Der Senat sieht sich daran gehindert, eine Notwegerente festzustellen, und ein im Hinblick darauf begründetes Zurückbehaltungsrecht der Beklagten durch eine Zug-um-Zug-Verurteilung zu berücksichtigen.

Inwieweit den Beklagten für die Duldung des klägerischen Notwegerechts eine Notwegerente zusteht, vermag der Senat nämlich nicht zu beurteilen. Der Senat hatte u. a. ausdrücklich aus diesem Grund den Rechtsstreit an das Erstgericht zurückverwiesen, da seinerzeit keine ausreichenden Anhaltspunkte vorlagen, um die Wertminderung des Grundstücks der Beklagten durch das Notwegerecht selbst einzuschätzen (§ 287 ZPO) bzw. insoweit einen Sachverständigen hiermit zu beauftragen. Obwohl der Senat in seiner Entscheidung vom 13.04.2017 ausdrücklich darauf hingewiesen hat, dass dezidierter Vortrag der Beklagten zu Art, Umfang und Häufigkeit der Beeinträchtigungen erforderlich ist und dies unter Zeugenbeweis zu stellen ist, haben es die Beklagten versäumt, hierzu weiter vorzutragen. Dem Senat ist es deshalb mangels Grundlagen weiterhin nicht möglich eine eigene Schätzung der Notwegerente vorzunehmen (§ 287 ZPO) bzw. hiermit einen Sachverständigen zu beauftragen. Dies wäre von den Parteien gegebenenfalls nunmehr gesondert in einem etwaigen Nachfolgeprozess zu klären.

III.

Die Kostenentscheidung folgt aus § 91 ZPO.
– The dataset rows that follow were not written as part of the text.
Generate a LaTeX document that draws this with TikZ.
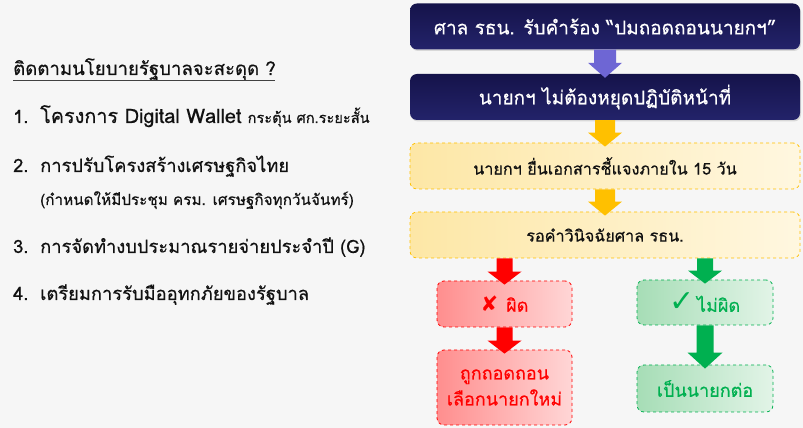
\documentclass[tikz,border=0pt]{standalone}
\usepackage{fontspec}
\setmainfont[Script=Thai,FakeBold=0.5]{Loma}
\newfontfamily\symfont{DejaVu Sans}
\usetikzlibrary{calc,shadows}
\definecolor{bgc}{HTML}{F6F6F6}
\definecolor{navyA}{HTML}{15134A}
\definecolor{navyB}{HTML}{23236A}
\definecolor{purpA}{HTML}{6E66D4}
\definecolor{yelA}{HTML}{FFC000}
\definecolor{yelF1}{HTML}{FDE7A6}
\definecolor{yelF2}{HTML}{FFF7E0}
\definecolor{redA}{HTML}{FF0000}
\definecolor{redF1}{HTML}{FF8E8E}
\definecolor{redF2}{HTML}{FFD6D6}
\definecolor{grnA}{HTML}{00B050}
\definecolor{grnF1}{HTML}{A6DDB6}
\definecolor{grnF2}{HTML}{E2F4E7}
\definecolor{txt}{HTML}{111111}
\tikzset{
  navybox/.style={rounded corners=7pt, minimum width=390pt, minimum height=46pt,
    top color=navyA, bottom color=navyB, text=white, font=\fontsize{19}{22}\selectfont,
    drop shadow={opacity=0.25, shadow xshift=1pt, shadow yshift=-1.5pt}},
  yelbox/.style={rounded corners=7pt, minimum width=390pt, minimum height=46pt,
    draw=yelA, dashed, line width=0.8pt, left color=yelF1, right color=yelF2,
    text=txt, font=\fontsize{16.2}{22}\selectfont},
  redbox/.style={rounded corners=7pt, minimum width=135pt, draw=redA, dashed, line width=0.8pt,
    left color=redF1, right color=redF2, text=redA, align=center,
    font=\fontsize{18}{26}\selectfont},
  grnbox/.style={rounded corners=7pt, minimum width=136pt, draw=grnA, dashed, line width=0.8pt,
    left color=grnF1, right color=grnF2, text=grnA, align=center,
    font=\fontsize{18}{26}\selectfont},
  item/.style={anchor=base west, inner sep=0pt, text=txt, font=\fontsize{18.3}{20}\selectfont},
  small/.style={anchor=base west, inner sep=0pt, text=txt, font=\fontsize{15.3}{16}\selectfont},
}
% block arrow: color, from node, to node, shaft half, head half, head length
\newcommand\blockarr[6]{%
  \fill[#1] let \p1=(#2.south), \p2=(#3.north) in
    (\x2-#4pt,\y1) -- (\x2+#4pt,\y1) -- (\x2+#4pt,\y2-4pt+#6pt) -- (\x2+#5pt,\y2-4pt+#6pt)
    -- (\x2,\y2-4pt) -- (\x2-#5pt,\y2-4pt+#6pt) -- (\x2-#4pt,\y2-4pt+#6pt) -- cycle;}
\begin{document}
\begin{tikzpicture}[x=1pt,y=1pt]
\fill[bgc] (0,0) rectangle (803,428);
\useasboundingbox (0,0) rectangle (803,428);

% left list
\node[item, font=\fontsize{18.6}{20}\selectfont] (title) at (13,353) {ติดตามนโยบายรัฐบาลจะสะดุด ?};
\coordinate (ulA) at (13,348);
\coordinate (ulB) at (275,348);
\draw[txt!80, line width=0.7pt] (ulA) -- (ulB);
\node[item] (n1) at (13,305) {1.};
\node[item] (i1) at (40,305) {{\fontsize{19.8}{20}\selectfont โครงการ Digital Wallet} \fontsize{14.6}{16}\selectfont กระตุ้น ศก.ระยะสั้น};
\node[item] (n2) at (13,256) {2.};
\node[item] (i2) at (40,256) {การปรับโครงสร้างเศรษฐกิจไทย};
\node[small] (i2b) at (40,223) {(กำหนดให้มีประชุม ครม. เศรษฐกิจทุกวันจันทร์)};
\node[item] (n3) at (13,175) {3.};
\node[item] (i3) at (40,175) {การจัดทำงบประมาณรายจ่ายประจำปี (G)};
\node[item] (n4) at (13,128) {4.};
\node[item] (i4) at (40,128) {เตรียมการรับมืออุทกภัยของรัฐบาล};

% right flow
\node[navybox] (b1) at (605,401.5) {ศาล รธน. รับคำร้อง “ปมถอดถอนนายกฯ”};
\node[navybox] (b2) at (605,331) {นายกฯ ไม่ต้องหยุดปฏิบัติหน้าที่};
\node[yelbox] (b3) at (605,262) {นายกฯ ยื่นเอกสารชี้แจงภายใน 15 วัน};
\node[yelbox] (b4) at (605,193) {รอคำวินิจฉัยศาล รธน.};
\node[redbox, minimum height=46pt] (r1) at (504.5,124) {{\symfont\bfseries\fontsize{21}{18}\selectfont ✘}\hspace{8pt}ผิด};
\node[redbox, minimum height=75pt] (r2) at (504.5,40.5) {ถูกถอดถอน\\เลือกนายกใหม่};
\node[grnbox, minimum height=45pt] (g1) at (705,125.5) {{\symfont\fontsize{30}{22}\selectfont ✓}\hspace{2pt}ไม่ผิด};
\node[grnbox, minimum height=47pt] (g2) at (705,39.5) {เป็นนายกต่อ};

\blockarr{purpA}{b1}{b2}{11}{17}{15}
\blockarr{yelA}{b2}{b3}{10}{17}{14}
\blockarr{yelA}{b3}{b4}{10}{17}{14}
\blockarr{redA}{b4}{r1}{8}{17}{13}
\blockarr{grnA}{b4}{g1}{8}{17}{13}
\blockarr{redA}{r1}{r2}{8}{17}{13}
\blockarr{grnA}{g1}{g2}{8.5}{17.5}{16}
\end{tikzpicture}
\end{document}
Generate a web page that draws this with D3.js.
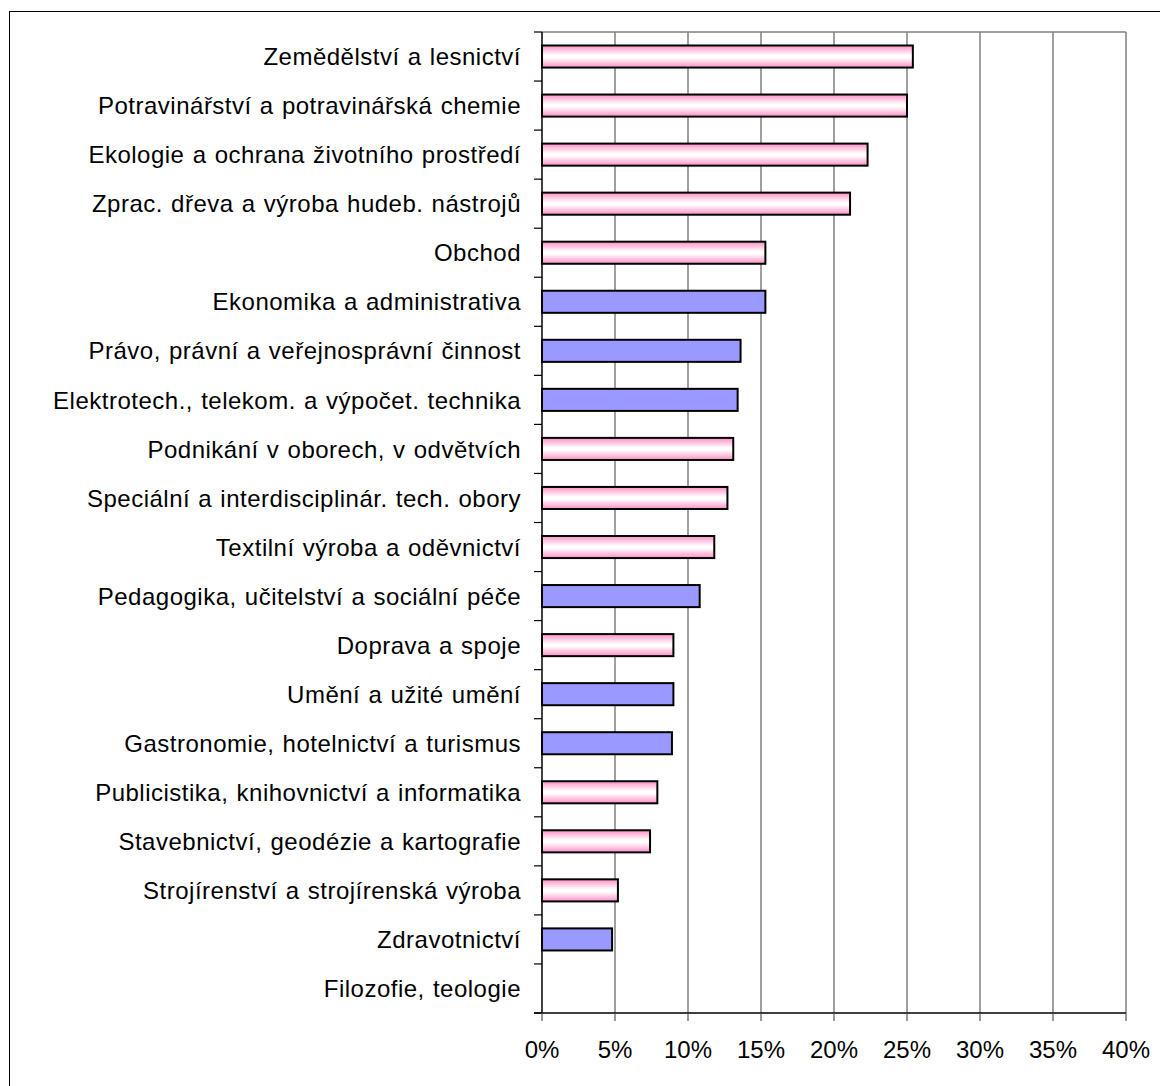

Die Entscheidung über die vorläufige Vollstreckbarkeit beruht auf §§ 708 Nr. 10, 711, 713 ZPO.

Der Gegenstandswert für das Berufungsverfahren ergibt sich aus §§ 3, 7 ZPO (vgl. Zöller - Herget, ZPO, 33. Aufl., § 3, Rn. 16.123; BGH, Beschluss v. 07. 07.2016 - V ZR 11/16 -, zit. n. juris, Rn. 5). Maßgebend ist insoweit der Wert, den das Notwegerecht für das herrschende Grundstück des Klägers hat. Das Landgericht hat diesen auf 6.000,- € geschätzt. Der Senat hat mangels anderweitigem Vortrages der Parteien hierzu keine Veranlassung, insoweit zu einem anderen Ergebnis zu gelangen, zumal die erstinstanzliche Streitwertfestsetzung von den Parteien auch nicht angegriffen worden ist.